European court advisor: Same-sex couples entitled to residency rights
A legal advisor to the European Union’s highest court on Thursday said gay couples should receive the same residency rights that married couples have in the European Union.
The Associated Press reported European Court of Justice Advocate General Melchior Wathelet issued an opinion that he said is not about whether European Union countries should extend marriage rights to same-sex couples. Wathelet did say, however, they should extend spousal benefits in a way that does not infringe “on the rights of citizens of the (European) Union and their family members to move and reside freely within the territory of the member states.”
Wathelet issued his opinion in the case of Adrian Coman, a Romanian citizen, and his American husband, Clay Hamilton.
Coman and Hamilton, who currently live in New York, legally married in Belgium in 2010. The Associated Press reported the men since 2012 has been asking the Romanian government to recognize his marriage.
Romania currently bans gays and lesbians from legally marrying, but it does not prohibit civil partnerships between same-sex or heterosexual couples.
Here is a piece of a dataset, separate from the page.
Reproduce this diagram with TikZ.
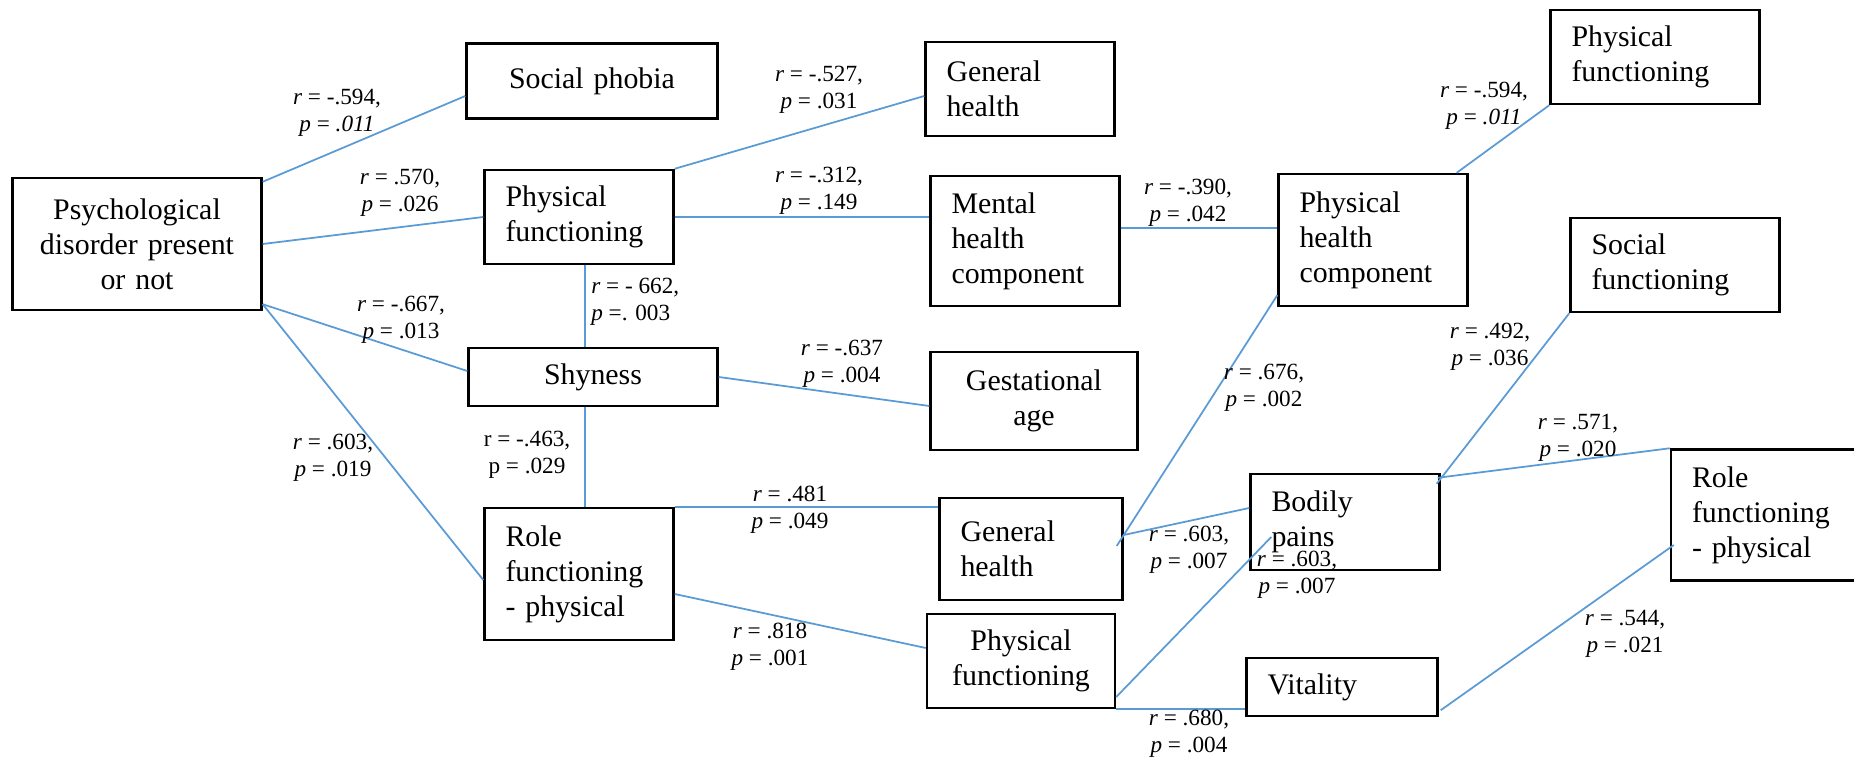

Opponents of marriage rights for same-sex couples in 2015 collected 3 million signatures in support of a referendum on whether to amend the country’s constitution to define marriage as between a man and a woman.
Romania’s Constitutional Court asked the European Court of Justice to weigh in on the men’s case.
The European Court of Justice is expected to rule later this year. The Associated Press reported the judges often “follow the reasoning laid out by advocates general,” even though the judges are not legally bound to Wathelet’s opinion.
Same-sex couples can legally marry in Ireland, the U.K. outside of Northern Ireland, France, Spain, Portugal, Belgium, the Netherlands, Luxembourg, Norway, Denmark, Sweden, Finland, Germany and Malta.